The Ultimate List of Marketing Statistics for 2024
The latest update to HubSpot's extensive list of marketing statistics is a gold mine for those of you who like to sprinkle eye-catching factoids into your marketing strategy discussions or need some statistical reinforcement for recommendations you're making. It also makes fascinating reading for anyone who simply wants to geek out on marketing stats.
Books on B2B Content Marketing
Secure yourself a copy of Content Marketing: Mission Critical, a guide for B2B CEOs, and Content Marketing: Making the Magic Happen, a guide for B2B marketing leaders, in paperback, e-book, or audiobook format, by visiting www.messageup.com/books. There you’ll find discount codes as well as details on limited edition boxed sets that include copies signed by the author.
One Step…
This week’s One Step actionable tip continues the theme of picking the right format for your content.
Before you rush off to change things, take stock of the formats your company has been using and make a quick assessment of their effectiveness.
Here’s the playbook:
List different written content formats that your company has used in the past six months (refer to this week’s blog post for examples). If your company isn’t producing much content, you might extend this to twelve months.
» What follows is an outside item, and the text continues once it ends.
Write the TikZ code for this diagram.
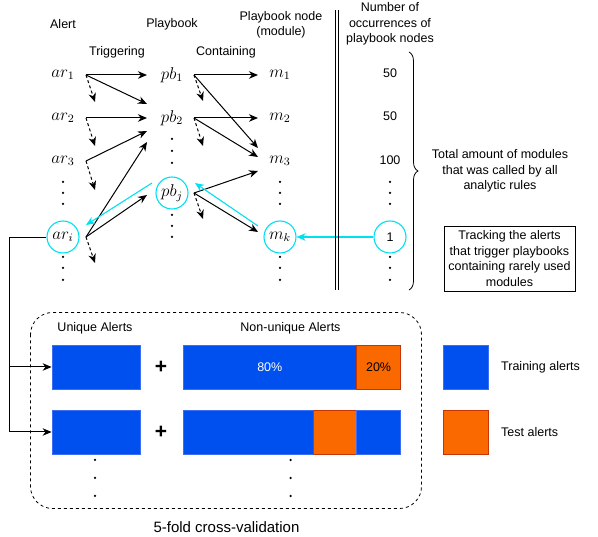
\documentclass[tikz,border=0pt]{standalone}
\usepackage{fontspec}
\setmainfont{Liberation Sans}
\usetikzlibrary{arrows.meta,decorations.pathreplacing}
\definecolor{dblue}{HTML}{0050EF}
\definecolor{dbluestroke}{HTML}{3D6DF2}
\definecolor{dorange}{HTML}{FA6800}
\definecolor{dorangestroke}{HTML}{C73500}
\definecolor{mycyan}{RGB}{0,225,240}
\newcommand{\mymath}[1]{\scalebox{1.42}{$#1$}}
\begin{document}
\begin{tikzpicture}[x=1pt,y=-1pt,
  lab/.style={font=\fontsize{12.5}{15.5}\selectfont, align=center, inner sep=0pt},
  mth/.style={font=\fontsize{12}{14}\selectfont, inner sep=0pt},
  ring/.style={draw=mycyan, line width=1.1pt, circle, minimum size=32pt, inner sep=0pt},
  arr/.style={-{Stealth[length=9pt,width=7.5pt,inset=2.8pt]}, line width=1pt},
  darr/.style={arr, dash pattern=on 3pt off 2.5pt},
  carr/.style={arr, draw=mycyan, color=mycyan, line width=1.1pt},
  vdot/.style={circle, fill=black, inner sep=0pt, minimum size=2.5pt},
  bbox/.style={draw=dbluestroke, fill=dblue, line width=0.8pt, inner sep=0pt, minimum height=44pt},
  obox/.style={draw=dorangestroke, fill=dorange, line width=0.8pt, inner sep=0pt, minimum height=44pt},
  pct/.style={font=\fontsize{12.5}{14}\selectfont},
  plus/.style={font=\fontsize{21}{22}\selectfont\bfseries, inner sep=0pt}
]
\useasboundingbox (0,0) rectangle (598,537);

% headers
\node[lab] (hAlert) at (63,24) {Alert};
\node[lab] (hPb) at (172,24) {Playbook};
\node[lab] (hMod) at (281,25) {Playbook node\\(module)};
\node[lab] (hTrig) at (117,52) {Triggering};
\node[lab] (hCont) at (226,52) {Containing};
\node[lab] (hNum) at (390,24) {Number of\\occurrences of\\playbook nodes};

% math nodes
\node[mth] (ar1) at (63,75) {\mymath{ar_1}};
\node[mth] (ar2) at (63,118) {\mymath{ar_2}};
\node[mth] (ar3) at (63,161) {\mymath{ar_3}};
\node[mth,ring] (ari) at (63,237) {\mymath{ar_i}};
\node[mth] (pb1) at (172,75) {\mymath{pb_1}};
\node[mth] (pb2) at (172,118) {\mymath{pb_2}};
\node[mth,ring] (pbj) at (172,193) {\mymath{pb_j}};
\node[mth] (m1) at (280,75) {\mymath{m_1}};
\node[mth] (m2) at (280,118) {\mymath{m_2}};
\node[mth] (m3) at (280,161) {\mymath{m_3}};
\node[mth,ring] (mk) at (280,237) {\mymath{m_k}};

\node[lab] (n1) at (390,73) {50};
\node[lab] (n2) at (390,116) {50};
\node[lab] (n3) at (390,160) {100};
\node[lab,ring] (n4) at (390,237) {1};

% vertical dots
\foreach \x/\y in {63/182,63/193,63/204, 63/257,63/268,63/280,
                   172/139,172/151,172/163, 172/215,172/226,172/237,
                   280/182,280/193,280/204, 280/257,280/268,280/280,
                   390/182,390/193,390/204, 390/257,390/268,390/280}
  \node[vdot] at (\x,\y) {};

% connection points
\coordinate (a1o) at (86,75);
\coordinate (a2o) at (86,118);
\coordinate (a3o) at (86,161);
\coordinate (aio) at (86,237);
\coordinate (p1o) at (194,75);
\coordinate (p2o) at (194,118);
\coordinate (pjo) at (194,193);

% alert -> playbook
\draw[arr] (a1o) -- (147,75);
\draw[arr] (a1o) -- (147,104);
\draw[darr] (a1o) -- (95,102);
\draw[arr] (a2o) -- (147,118);
\draw[darr] (a2o) -- (95,146);
\draw[arr] (a3o) -- (147,131);
\draw[darr] (a3o) -- (95,190);
\draw[arr] (aio) -- (147,142);
\draw[arr] (aio) -- (147,195);
\draw[darr] (aio) -- (95,263);
\draw[carr] (152,183) -- (86,225);

% playbook -> module
\draw[arr] (p1o) -- (258,75);
\draw[arr] (p1o) -- (258,148);
\draw[darr] (p1o) -- (203,101);
\draw[arr] (p2o) -- (258,118);
\draw[arr] (p2o) -- (258,157);
\draw[darr] (p2o) -- (203,146);
\draw[arr] (pjo) -- (258,171);
\draw[arr] (pjo) -- (258,232);
\draw[darr] (pjo) -- (203,219);
\draw[carr] (258,226) -- (195,183);
\draw[carr] (n4.west) -- (mk.east);

% double vertical line
\draw[line width=0.8pt] (335,10) -- (335,290);
\draw[line width=0.8pt] (338.5,10) -- (338.5,290);

% brace
\draw[line width=0.8pt, decorate, decoration={brace, amplitude=9pt}] (409,52) -- (409,290);
\node[lab] (total) at (500,171) {Total amount of modules\\that was called by all\\analytic rules};

\node[lab, draw, line width=0.8pt, minimum width=131pt, minimum height=65pt, inner sep=0pt] (track) at (509.5,258.5) {Tracking the alerts\\that trigger playbooks\\containing rarely used\\modules};

% bottom
\draw[line width=0.8pt, rounded corners=22pt, dash pattern=on 3pt off 3pt] (30.5,312.5) rectangle (421.5,508.5);
\node[lab] (hUni) at (95,328) {Unique Alerts};
\node[lab] (hNon) at (290.5,328) {Non-unique Alerts};

\node[bbox, minimum width=88pt] (u1) at (96,367) {};
\node[bbox, minimum width=173.6pt, text=white, pct] (nu1a) at (269.8,367) {80\%};
\node[obox, minimum width=44pt, pct] (nu1b) at (378.6,367) {20\%};
\node[plus] (plus1) at (161,367) {+};

\node[bbox, minimum width=88pt] (u2) at (96,432) {};
\node[bbox, minimum width=130.5pt] (nu2a) at (248.25,432) {};
\node[obox, minimum width=43.1pt] (nu2b) at (335.05,432) {};
\node[bbox, minimum width=44pt] (nu2c) at (378.6,432) {};
\node[plus] (plus2) at (161,432) {+};

\node[bbox, minimum width=44.5pt] (leg1) at (465.75,367) {};
\node[lab, anchor=west] (legt1) at (501,367) {Training alerts};
\node[obox, minimum width=44.5pt] (leg2) at (465.75,432) {};
\node[lab, anchor=west] (legt2) at (501,432) {Test alerts};

\foreach \x in {95,290.5}
  \foreach \y in {460,478,496}
    \node[vdot] at (\x,\y) {};

\node[lab, font=\fontsize{15}{18}\selectfont] (cv) at (226.5,527) {5-fold cross-validation};

% connector from ar_i
\coordinate (c1) at (9,237);
\coordinate (c2) at (9,367);
\coordinate (c3) at (9,432);
\draw[line width=0.9pt] (ari.west) -- (c1) -- (c3);
\draw[arr] (c2) -- (u1.west);
\draw[arr] (c3) -- (u2.west);
\end{tikzpicture}
\end{document}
Describe how, when, and where each format is being used—i.e., at which stages in the buyer’s journey, to convey what messages, on which channel(s), etc.
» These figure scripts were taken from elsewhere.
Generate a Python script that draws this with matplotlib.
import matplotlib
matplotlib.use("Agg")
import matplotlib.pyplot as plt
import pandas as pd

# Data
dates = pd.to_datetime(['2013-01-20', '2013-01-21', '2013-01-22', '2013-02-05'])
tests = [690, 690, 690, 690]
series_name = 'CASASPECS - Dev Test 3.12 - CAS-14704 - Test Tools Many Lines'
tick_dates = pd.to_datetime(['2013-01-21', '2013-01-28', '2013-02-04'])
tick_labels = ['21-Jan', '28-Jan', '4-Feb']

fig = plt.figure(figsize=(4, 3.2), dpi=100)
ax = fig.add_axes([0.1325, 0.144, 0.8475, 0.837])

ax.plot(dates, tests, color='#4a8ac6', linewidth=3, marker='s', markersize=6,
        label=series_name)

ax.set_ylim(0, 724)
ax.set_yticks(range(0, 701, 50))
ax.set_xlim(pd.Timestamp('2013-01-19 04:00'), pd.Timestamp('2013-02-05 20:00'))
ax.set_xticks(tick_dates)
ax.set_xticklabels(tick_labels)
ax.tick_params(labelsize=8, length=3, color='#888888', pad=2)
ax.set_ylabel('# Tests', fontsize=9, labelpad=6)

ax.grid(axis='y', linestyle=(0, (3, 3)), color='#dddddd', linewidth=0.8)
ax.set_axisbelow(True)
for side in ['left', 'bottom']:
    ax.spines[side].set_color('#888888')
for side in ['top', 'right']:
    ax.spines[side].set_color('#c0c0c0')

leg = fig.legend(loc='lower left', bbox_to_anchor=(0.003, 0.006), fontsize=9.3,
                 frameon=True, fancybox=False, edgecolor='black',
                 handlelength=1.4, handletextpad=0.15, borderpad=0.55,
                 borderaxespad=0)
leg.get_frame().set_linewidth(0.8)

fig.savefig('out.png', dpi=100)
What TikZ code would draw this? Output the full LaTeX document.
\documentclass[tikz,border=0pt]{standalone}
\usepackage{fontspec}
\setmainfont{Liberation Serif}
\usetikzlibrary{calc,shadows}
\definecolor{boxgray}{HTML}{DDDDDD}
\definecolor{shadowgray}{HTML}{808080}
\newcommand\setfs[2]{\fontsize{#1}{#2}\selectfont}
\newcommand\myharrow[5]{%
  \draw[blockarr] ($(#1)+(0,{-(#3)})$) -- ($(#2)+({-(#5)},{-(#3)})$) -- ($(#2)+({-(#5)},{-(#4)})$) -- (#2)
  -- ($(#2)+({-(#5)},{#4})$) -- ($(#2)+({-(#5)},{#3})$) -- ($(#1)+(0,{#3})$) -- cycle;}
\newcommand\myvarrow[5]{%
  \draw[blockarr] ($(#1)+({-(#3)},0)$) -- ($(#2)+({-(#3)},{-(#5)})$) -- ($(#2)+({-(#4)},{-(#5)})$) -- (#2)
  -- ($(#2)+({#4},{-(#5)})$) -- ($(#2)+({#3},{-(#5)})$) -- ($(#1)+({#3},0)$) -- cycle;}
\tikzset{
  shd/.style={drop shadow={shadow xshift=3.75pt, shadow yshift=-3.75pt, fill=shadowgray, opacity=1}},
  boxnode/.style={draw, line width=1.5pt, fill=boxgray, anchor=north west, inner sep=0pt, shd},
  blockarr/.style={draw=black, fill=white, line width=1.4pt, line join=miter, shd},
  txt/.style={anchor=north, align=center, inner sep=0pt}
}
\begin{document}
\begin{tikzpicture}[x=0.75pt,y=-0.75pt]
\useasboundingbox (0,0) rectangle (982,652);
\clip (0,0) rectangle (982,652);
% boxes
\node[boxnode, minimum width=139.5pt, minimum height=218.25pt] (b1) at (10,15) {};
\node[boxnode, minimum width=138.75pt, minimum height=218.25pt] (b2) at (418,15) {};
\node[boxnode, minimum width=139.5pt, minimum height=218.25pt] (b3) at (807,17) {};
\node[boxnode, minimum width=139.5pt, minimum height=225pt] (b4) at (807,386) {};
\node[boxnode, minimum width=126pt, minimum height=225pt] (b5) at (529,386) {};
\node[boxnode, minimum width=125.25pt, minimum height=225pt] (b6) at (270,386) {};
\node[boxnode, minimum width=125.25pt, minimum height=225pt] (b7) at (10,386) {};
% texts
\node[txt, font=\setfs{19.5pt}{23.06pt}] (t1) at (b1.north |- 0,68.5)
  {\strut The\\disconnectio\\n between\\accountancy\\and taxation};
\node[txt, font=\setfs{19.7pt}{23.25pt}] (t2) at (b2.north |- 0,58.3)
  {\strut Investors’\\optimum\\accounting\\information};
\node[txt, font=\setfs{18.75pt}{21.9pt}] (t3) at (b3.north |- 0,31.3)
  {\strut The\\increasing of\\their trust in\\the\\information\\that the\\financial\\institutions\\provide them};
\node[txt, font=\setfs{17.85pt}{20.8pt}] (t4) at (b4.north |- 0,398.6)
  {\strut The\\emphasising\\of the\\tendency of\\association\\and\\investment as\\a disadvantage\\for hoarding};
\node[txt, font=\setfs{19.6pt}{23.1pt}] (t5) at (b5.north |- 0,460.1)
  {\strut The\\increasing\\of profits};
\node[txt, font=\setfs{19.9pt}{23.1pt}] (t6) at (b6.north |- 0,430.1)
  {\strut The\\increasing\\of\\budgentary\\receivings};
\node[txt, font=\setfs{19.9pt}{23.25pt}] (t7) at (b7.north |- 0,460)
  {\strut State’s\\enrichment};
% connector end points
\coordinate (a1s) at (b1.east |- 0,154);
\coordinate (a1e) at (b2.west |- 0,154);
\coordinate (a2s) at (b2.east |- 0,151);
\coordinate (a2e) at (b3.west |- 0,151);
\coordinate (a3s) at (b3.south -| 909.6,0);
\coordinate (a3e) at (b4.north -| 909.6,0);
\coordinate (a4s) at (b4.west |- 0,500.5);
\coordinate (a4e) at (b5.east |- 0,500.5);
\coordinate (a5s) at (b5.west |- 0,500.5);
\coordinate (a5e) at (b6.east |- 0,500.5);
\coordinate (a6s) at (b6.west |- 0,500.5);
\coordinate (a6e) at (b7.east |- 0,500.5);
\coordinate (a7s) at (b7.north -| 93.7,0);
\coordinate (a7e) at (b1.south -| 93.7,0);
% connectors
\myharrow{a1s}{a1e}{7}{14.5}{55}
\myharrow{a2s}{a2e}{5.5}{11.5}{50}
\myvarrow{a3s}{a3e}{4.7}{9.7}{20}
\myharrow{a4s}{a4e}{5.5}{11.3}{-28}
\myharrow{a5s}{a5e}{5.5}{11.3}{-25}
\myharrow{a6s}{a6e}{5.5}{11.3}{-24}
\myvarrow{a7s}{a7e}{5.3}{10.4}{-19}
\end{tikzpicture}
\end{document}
Score each format on how effectively you think it conveys the intended message(s). This will be neither scientific nor absolute, so choose your own scale for scoring one channel against another.
For the format or two to which you gave the lowest score, make notes on how things might be improved. This might include switching to a different format, using the format differently, or deploying the format at a different stage in the buyer’s journey.
This is obviously a subjective and qualitative assessment. Your next step should be to discuss your ideas with the wider team and to gather data to test your hypotheses about how well each format is or isn’t performing.